Jaternice Dinner brings community together

Herald and News 2/21/12 by JOEL ASCHBRENNER
 

H&N photos by Joel Aschbrenner

ABOVE: Mary Victorine serves food at the Jaternice Dinner Sunday. She’s helped organize the annual Czech celebration for decades and taught traditional Czech dancing to school children for 30 years.

They take tradition pretty seriously around Malin.

Whether it’s the sausage recipe, the traditional Czech dress or the woman serving strudel, not much changes at the Jaternice Dinner, hosted by ZCBJ Lodge 222, a Malin based Czech organization.
LEFT: Kailleyanja Wilcox and Andrew Miller, both 2, dance in hand-medown Czech outfits at the 52nd annual Jaternice Dinner.

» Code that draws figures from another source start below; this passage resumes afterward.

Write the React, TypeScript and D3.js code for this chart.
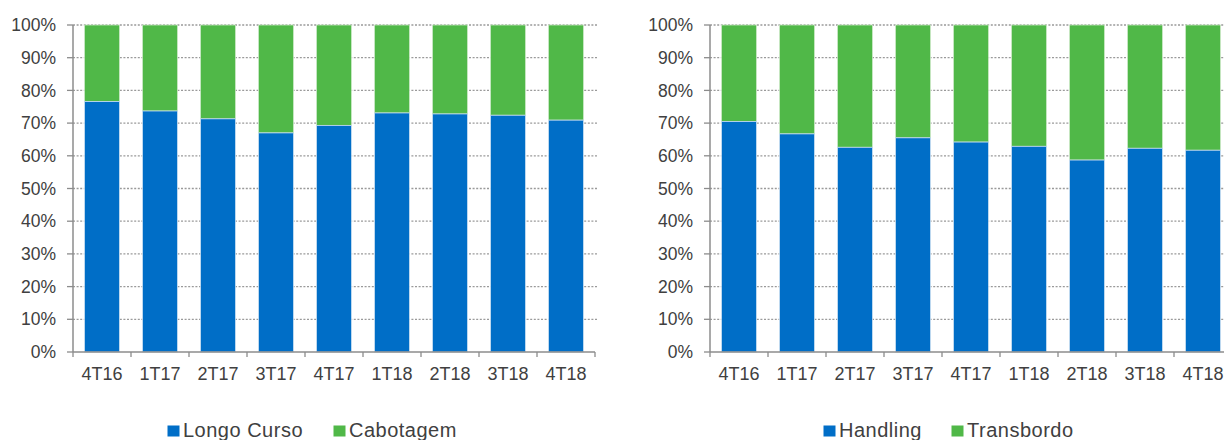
import React from "react";
import * as d3 from "d3";

const quarters = ["4T16", "1T17", "2T17", "3T17", "4T17", "1T18", "2T18", "3T18", "4T18"];
const longoCurso = [76.6, 73.7, 71.3, 67.0, 69.3, 73.1, 72.8, 72.4, 70.9];
const handling = [70.5, 66.7, 62.6, 65.5, 64.2, 62.9, 58.7, 62.3, 61.7];
const yTicks = [0, 10, 20, 30, 40, 50, 60, 70, 80, 90, 100];

const BLUE = "#006ec7";
const GREEN = "#50b848";
const TEXT = "#404040";
const AXIS = "#8c8c8c";

const top = 25;
const bottom = 352;

type PanelProps = {
  x0: number;
  values: number[];
  names: [string, string];
  legendX: [number, number];
};

const Panel = ({ x0, values, names, legendX }: PanelProps) => {
  const band = 58;
  const x = d3
    .scaleBand()
    .domain(quarters)
    .range([x0, x0 + band * quarters.length])
    .paddingInner(0.4)
    .paddingOuter(0.2);
  const y = d3.scaleLinear().domain([0, 100]).range([bottom, top]);
  const x1 = x0 + band * quarters.length;

  return (
    <g>
      {/* grid */}
      {yTicks.map((t) => (
        <g key={t}>
          {t > 0 && (
            <line
              x1={x0}
              x2={x1 + 2}
              y1={y(t)}
              y2={y(t)}
              stroke="#9a9a9a"
              strokeWidth={1.3}
              strokeDasharray="2 1.6"
            />
          )}
          <line x1={x0 - 6} x2={x0} y1={y(t)} y2={y(t)} stroke={AXIS} strokeWidth={1.3} />
          <text
            x={x0 - 17}
            y={y(t)}
            dy="0.35em"
            textAnchor="end"
            fontSize={17.5}
            fill={TEXT}
          >
            {t}%
          </text>
        </g>
      ))}

      {/* bars */}
      {quarters.map((q, i) => (
        <g key={q}>
          <rect
            x={x(q)}
            y={y(100)}
            width={x.bandwidth()}
            height={y(values[i]) - y(100)}
            fill={GREEN}
            stroke="#c8e6c4"
            strokeWidth={0.8}
          />
          <rect
            x={x(q)}
            y={y(values[i])}
            width={x.bandwidth()}
            height={y(0) - y(values[i])}
            fill={BLUE}
            stroke="#c6dcf0"
            strokeWidth={0.8}
          />
          <text
            x={(x(q) as number) + x.bandwidth() / 2}
            y={380}
            textAnchor="middle"
            fontSize={18}
            fill={TEXT}
          >
            {q}
          </text>
        </g>
      ))}

      {/* axes */}
      <line x1={x0} x2={x0} y1={top} y2={bottom} stroke={AXIS} strokeWidth={1.5} />
      <line x1={x0} x2={x1} y1={bottom} y2={bottom} stroke={AXIS} strokeWidth={1.5} />
      {d3.range(quarters.length + 1).map((i) => (
        <line
          key={i}
          x1={x0 + i * band}
          x2={x0 + i * band}
          y1={bottom}
          y2={bottom + 5}
          stroke={AXIS}
          strokeWidth={1.3}
        />
      ))}

      {/* legend */}
      <rect x={legendX[0]} y={425.5} width={12} height={11} fill={BLUE} />
      <text x={legendX[0] + 15.5} y={437} fontSize={20} letterSpacing={0.5} fill={TEXT}>
        {names[0]}
      </text>
      <rect x={legendX[1]} y={425.5} width={12} height={11} fill={GREEN} />
      <text x={legendX[1] + 15.5} y={437} fontSize={20} letterSpacing={0.5} fill={TEXT}>
        {names[1]}
      </text>
    </g>
  );
};

export default function App() {
  return (
    <svg
      width={1224}
      height={440}
      style={{ position: "absolute", left: 0, top: 0, background: "#fff" }}
      fontFamily="'Liberation Sans', Arial, sans-serif"
    >
      <Panel x0={73} values={longoCurso} names={["Longo Curso", "Cabotagem"]} legendX={[167.5, 333.5]} />
      <Panel x0={710} values={handling} names={["Handling", "Transbordo"]} legendX={[823.5, 951.5]} />
    </svg>
  );
}
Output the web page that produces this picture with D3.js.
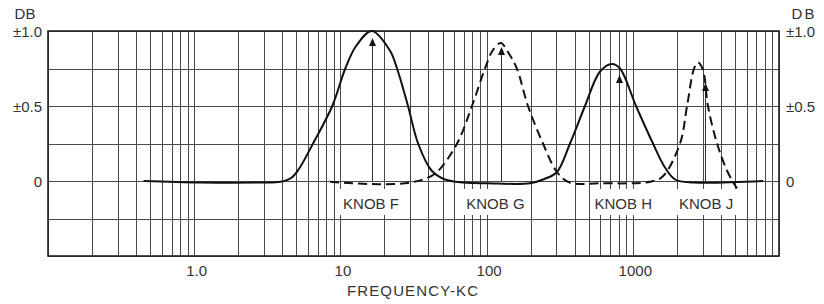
<!DOCTYPE html>
<meta charset="utf-8">
<style>
body { margin: 0; background: #fff; }
svg { font-family: "Liberation Sans", Arial, sans-serif; }
.grid line { stroke: #4a4a4a; stroke-width: 1; shape-rendering: crispEdges; }
.lbl { font-size: 15px; fill: #333; }
.axis text { font-size: 15px; fill: #333; font-family: "Liberation Sans", Arial, sans-serif; }
.curve { fill: none; stroke: #111; stroke-width: 2; }
</style>
<body>
<script src="https://d3js.org/d3.v7.min.js"></script>
<script>
// frequency (kc) / response (db)
const solidFreq = [0.45, 1.1, 2.8, 3.9, 4.6, 5.2, 6.5, 8.8, 10.8, 12.8, 16.4, 21.8, 24.4, 29, 34, 42, 52, 70, 100, 198, 251, 303, 372, 471, 597, 721, 817, 1052, 1374, 1660, 1950, 2600, 7800];
const solidDb   = [0, -0.01, -0.01, -0.005, 0.02, 0.08, 0.25, 0.5, 0.75, 0.9, 1.0, 0.87, 0.75, 0.5, 0.25, 0.07, 0.01, -0.01, -0.015, -0.015, 0.015, 0.06, 0.25, 0.5, 0.73, 0.78, 0.75, 0.5, 0.25, 0.09, 0.01, -0.01, 0];
const dashFreq  = [8.5, 15.9, 27.7, 37.9, 45.8, 62.8, 79.4, 97.5, 110, 125, 142, 161, 192, 243, 303, 370, 597, 1312, 1600, 2104, 2350, 2625, 2793, 3020, 3266, 3770, 4405, 4843, 5160];
const dashDb    = [-0.005, -0.02, -0.015, 0.015, 0.06, 0.25, 0.5, 0.75, 0.87, 0.92, 0.85, 0.75, 0.5, 0.25, 0.06, -0.01, -0.015, -0.005, 0.03, 0.25, 0.5, 0.75, 0.79, 0.74, 0.5, 0.25, 0.07, -0.005, -0.05];

const knobNames = ["KNOB F", "KNOB G", "KNOB H", "KNOB J"];
const knobFreq  = [16.4, 125, 800, 3120];   // arrow positions
const knobTipDb = [0.953, 0.893, 0.707, 0.653];
const knobLabelFreq = [16.2, 115, 860, 3170];

const xTickVals = [1, 10, 100, 1000];
const xTickLabels = ["1.0", "10", "100", "1000"];
const yTickVals = [1.0, 0.5, 0];
const yTickLabels = ["±1.0", "±0.5", "0"];
const yGrid = [-0.5, -0.25, 0, 0.25, 0.5, 0.75, 1.0];

const W = 824, H = 304;
const svg = d3.select("body").append("svg").attr("width", W).attr("height", H);

const x = d3.scaleLog().domain([0.1, 10000]).range([48, 779]);
const y = d3.scaleLinear().domain([-0.5, 1.0]).range([256, 31]);

// graph paper
const grid = svg.append("g").attr("class", "grid");
grid.selectAll(".v").data(x.ticks()).enter().append("line")
  .attr("x1", d => Math.round(x(d)) + 0.5).attr("x2", d => Math.round(x(d)) + 0.5)
  .attr("y1", y(1.0)).attr("y2", y(-0.5));
grid.selectAll(".h").data(yGrid).enter().append("line")
  .attr("x1", x(0.1)).attr("x2", x(10000))
  .attr("y1", d => Math.round(y(d)) + 0.5).attr("y2", d => Math.round(y(d)) + 0.5);

svg.append("rect")
  .attr("x", x(0.1)).attr("y", y(1.0))
  .attr("width", x(10000) - x(0.1)).attr("height", y(-0.5) - y(1.0))
  .attr("fill", "none").attr("stroke", "#222").attr("stroke-width", 1.6);

// knob labels on white patches
const lab = svg.append("g");
knobNames.forEach(function (k, i) {
  const cx = x(knobLabelFreq[i]);
  lab.append("rect").attr("x", cx - 33).attr("y", 189).attr("width", 66).attr("height", 26).attr("fill", "#fff");
  lab.append("text").attr("class", "lbl").attr("x", cx).attr("y", 209)
    .attr("text-anchor", "middle").text(k);
});

// marker lines from the arrows down to zero
svg.selectAll(".mk").data(knobFreq).enter().append("line")
  .attr("x1", d => Math.round(x(d)) + 0.5).attr("x2", d => Math.round(x(d)) + 0.5)
  .attr("y1", (d, i) => y(knobTipDb[i]) + 7).attr("y2", y(0))
  .attr("stroke", "#333").attr("stroke-width", 1);

const line = d3.line().x(d => x(d[0])).y(d => y(d[1])).curve(d3.curveCatmullRom.alpha(0.5));

svg.append("path").attr("class", "curve")
  .attr("d", line(d3.zip(solidFreq, solidDb)));
svg.append("path").attr("class", "curve")
  .attr("stroke-dasharray", "9,5")
  .attr("d", line(d3.zip(dashFreq, dashDb)));

// arrow heads
svg.selectAll(".arr").data(knobFreq).enter().append("path")
  .attr("d", function (d, i) {
    const cx = Math.round(x(d)) + 0.5, ty = y(knobTipDb[i]);
    return "M" + cx + "," + ty + "L" + (cx + 3.5) + "," + (ty + 8) + "L" + (cx - 3.5) + "," + (ty + 8) + "Z";
  })
  .attr("fill", "#111");

// axes
const xa = svg.append("g").attr("class", "axis")
  .attr("transform", "translate(2," + y(-0.5) + ")")
  .call(d3.axisBottom(x).tickValues(xTickVals).tickFormat((d, i) => xTickLabels[i]).tickSize(0).tickPadding(9));
xa.select(".domain").remove();

const ya = svg.append("g").attr("class", "axis")
  .attr("transform", "translate(48,1)")
  .call(d3.axisLeft(y).tickValues(yTickVals).tickFormat((d, i) => yTickLabels[i]).tickSize(0).tickPadding(6));
ya.select(".domain").remove();

const yb = svg.append("g").attr("class", "axis")
  .attr("transform", "translate(779,1)")
  .call(d3.axisRight(y).tickValues(yTickVals).tickFormat((d, i) => yTickLabels[i]).tickSize(0).tickPadding(7));
yb.select(".domain").remove();

svg.append("text").attr("class", "lbl").attr("x", 25).attr("y", 19).attr("text-anchor", "middle").text("DB");
svg.append("text").attr("class", "lbl").attr("x", 804).attr("y", 19).attr("text-anchor", "middle")
  .attr("letter-spacing", 2).text("DB");

svg.append("text").attr("class", "lbl").attr("x", 347).attr("y", 296)
  .attr("textLength", 131).attr("lengthAdjust", "spacing").text("FREQUENCY-KC");
</script>
</body>
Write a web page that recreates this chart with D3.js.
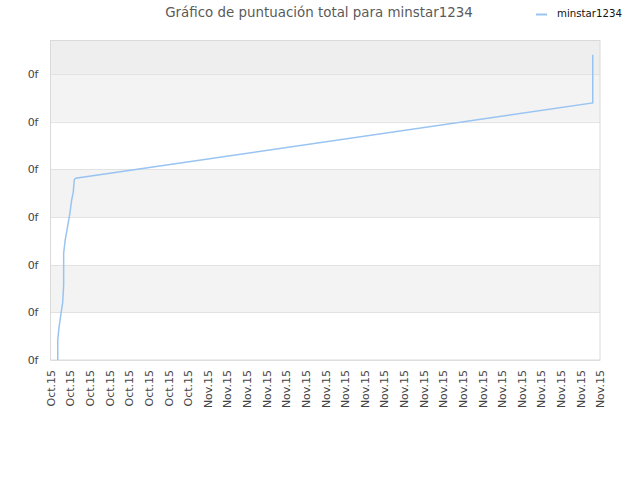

Nearly 300 people attended the 52nd annual Jaternice Dinner Sunday at the Tulelake fairgrounds.

Outside, a group of volunteers drank beer and manned the grill. They’d been cooking homemade jaternice, a Czech pork sausage, since 10 a.m. It’s a traditional Jaternice recipe, calling for 360 pounds of pork shoulder, 20 loaves of bread, spices and 60 pounds each of pork heart, liver, tongue and rind.

Inside, a line wrapped around the dining hall as people waited for Jaternice, baked potatoes and a sinus-clearing horseradish sauce.

A few toddlers stole the show for a minute as they danced in traditional Czech outfits. Elizabeth Wilcox’s 2-year-old daughter Kailleyanja wore a homemade red and white Bohemian-style dress that had been passed down through generations.

Wilcox is part of the Victorine clan, a Czech family well known in Malin and well-represented at the Jaternice Dinner. A group of Czech immigrants settled Malin in 1909 and many of the names and families remain in the community today. (Years ago the Jaternice Dinner was moved from Malin to a bigger dining hall at the fairgrounds in Tulelake.)

Mary Victorine, of Malin, wore an embroidered Czech dress as she helped pass out food at the dinner. She’s been to every Jaternice and helped organize most of them.

Victorine watched as Polka music played and a group began a traditional Czech dance. For 30 years, she taught Czech dancing, giving lessons to the gym classes at Malin Elementary.

“We teach them to dance as soon as they can walk,” she said.